Jean outlived her husband and her son Malcolm and died at Wokingham in 1968.
George
George Gordon Smyth was Jim’s half-brother. He had been born out of wedlock to George Henderson Smythe and Elspet Grassie in 1873, when George Henderson was an undergardener at Haddo House and Elspet was a domestic servant.
George may have lived initially with his mother but, in the 1881 Scotland census, he was living with his paternal Grandparents in Tarves. Meanwhile there is no trace of his mother, and his father was living and working at Aboyne Castle, fifty miles away.
In 1885, aged 12, he sailed unaccompanied for Canada, landing in Quebec. George eventually married and had one child, although his wife already had several children by a previous marriage
In 1911, George relocated with his wife and family to Winnipeg.
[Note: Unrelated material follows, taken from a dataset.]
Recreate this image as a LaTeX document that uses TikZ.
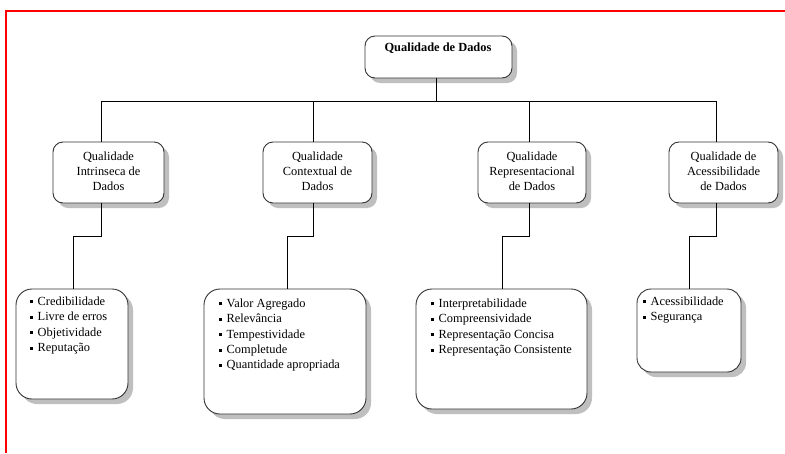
\documentclass[tikz,border=0pt]{standalone}
\usepackage{fontspec}
\setmainfont{Liberation Serif}
\usetikzlibrary{shadows}
\newcommand\sqbul{\raisebox{2pt}{\rule{3pt}{3pt}}\hspace{4.5pt}}
\tikzset{
  box/.style={draw=black!80, line width=0.9pt, fill=white, rounded corners=#1,
    drop shadow={shadow xshift=5pt, shadow yshift=-5pt, fill=black!25, opacity=1},
    inner sep=0pt, outer sep=0pt},
  box/.default=10pt,
  conn/.style={draw=black, line width=0.8pt},
  ttl/.style={font=\fontsize{12.4}{15.2}\selectfont, align=center, inner sep=0pt},
  lst/.style={font=\fontsize{12.4}{15.4}\selectfont, align=left, inner sep=0pt, anchor=north west},
}
\begin{document}
\begin{tikzpicture}[x=1pt,y=-1pt]
\useasboundingbox (0,0) rectangle (785,453);
\fill[white] (0,0) rectangle (785,453);
% red frame
\draw[red, line width=2pt] (5.5,453) -- (5.5,10.5) -- (785,10.5);

% root
\node[box, minimum width=147pt, minimum height=42pt] (root) at (438.5,57) {};
\node[ttl, font=\fontsize{12.4}{15}\selectfont\bfseries] (roott) at (438,48) {Qualidade de Dados};

% level 1
\node[box, minimum width=111pt, minimum height=61pt] (l1) at (108.5,172.5) {};
\node[box, minimum width=109pt, minimum height=61pt] (l2) at (317.5,172.5) {};
\node[box, minimum width=108pt, minimum height=61pt] (l3) at (532,172.5) {};
\node[box, minimum width=109pt, minimum height=61pt] (l4) at (723.5,172.5) {};
\node[ttl] (l1t) at (108.5,171) {Qualidade\\Intrinseca de\\Dados};
\node[ttl] (l2t) at (317.5,171) {Qualidade\\Contextual de\\Dados};
\node[ttl] (l3t) at (532,171) {Qualidade\\Representacional\\de Dados};
\node[ttl] (l4t) at (723.5,171) {Qualidade de\\Acessibilidade\\de Dados};

% level 2
\node[box=16pt, minimum width=112pt, minimum height=110pt] (b1) at (72,344) {};
\node[box=16pt, minimum width=162pt, minimum height=125pt] (b2) at (285,351.5) {};
\node[box=16pt, minimum width=171pt, minimum height=120pt] (b3) at (501.5,349) {};
\node[box=14pt, minimum width=104pt, minimum height=83pt] (b4) at (689,330.5) {};

\node[lst] (b1t) at (30,296.5) {\sqbul Credibilidade\\\sqbul Livre de erros\\\sqbul Objetividade\\\sqbul Reputação};
\node[lst] (b2t) at (219,298.5) {\sqbul Valor Agregado\\\sqbul Relevância\\\sqbul Tempestividade\\\sqbul Completude\\\sqbul Quantidade apropriada};
\node[lst] (b3t) at (431,298.5) {\sqbul Interpretabilidade\\\sqbul Compreensividade\\\sqbul Representação Concisa\\\sqbul Representação Consistente};
\node[lst] (b4t) at (643,296.5) {\sqbul Acessibilidade\\\sqbul Segurança};

% bus coordinates
\coordinate (r0) at (436,101);
\coordinate (c1) at (101,101);
\coordinate (c2) at (313,101);
\coordinate (c3) at (529,101);
\coordinate (c4) at (716,101);
\coordinate (d1) at (101,236);
\coordinate (d2) at (313,236);
\coordinate (d3) at (529,236);
\coordinate (d4) at (716,236);
\coordinate (e1) at (73,236);
\coordinate (e2) at (287,236);
\coordinate (e3) at (502,236);
\coordinate (e4) at (689,236);

\draw[conn] (root.south -| r0) -- (r0);
\draw[conn] (c1) -- (c4);
\draw[conn] (c1) -- (l1.north -| c1);
\draw[conn] (c2) -- (l2.north -| c2);
\draw[conn] (c3) -- (l3.north -| c3);
\draw[conn] (c4) -- (l4.north -| c4);
\draw[conn] (l1.south -| d1) -- (d1) -- (e1) -- (b1.north -| e1);
\draw[conn] (l2.south -| d2) -- (d2) -- (e2) -- (b2.north -| e2);
\draw[conn] (l3.south -| d3) -- (d3) -- (e3) -- (b3.north -| e3);
\draw[conn] (l4.south -| d4) -- (d4) -- (e4) -- (b4.north -| e4);
\end{tikzpicture}
\end{document}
George’s cousin Frank already lived in Winnipeg and another cousin, William, joined George and lived with George and his family. George remained in Canada until his death in 1949. Jim was only three when George left Scotland, and we have no record of their having met when Jim was in Canada. Apart from a small bequest in his grandmother Isabella’s will, there seems to have been no mention of George Gordon Smyth in his Scottish family and no photo of him survives.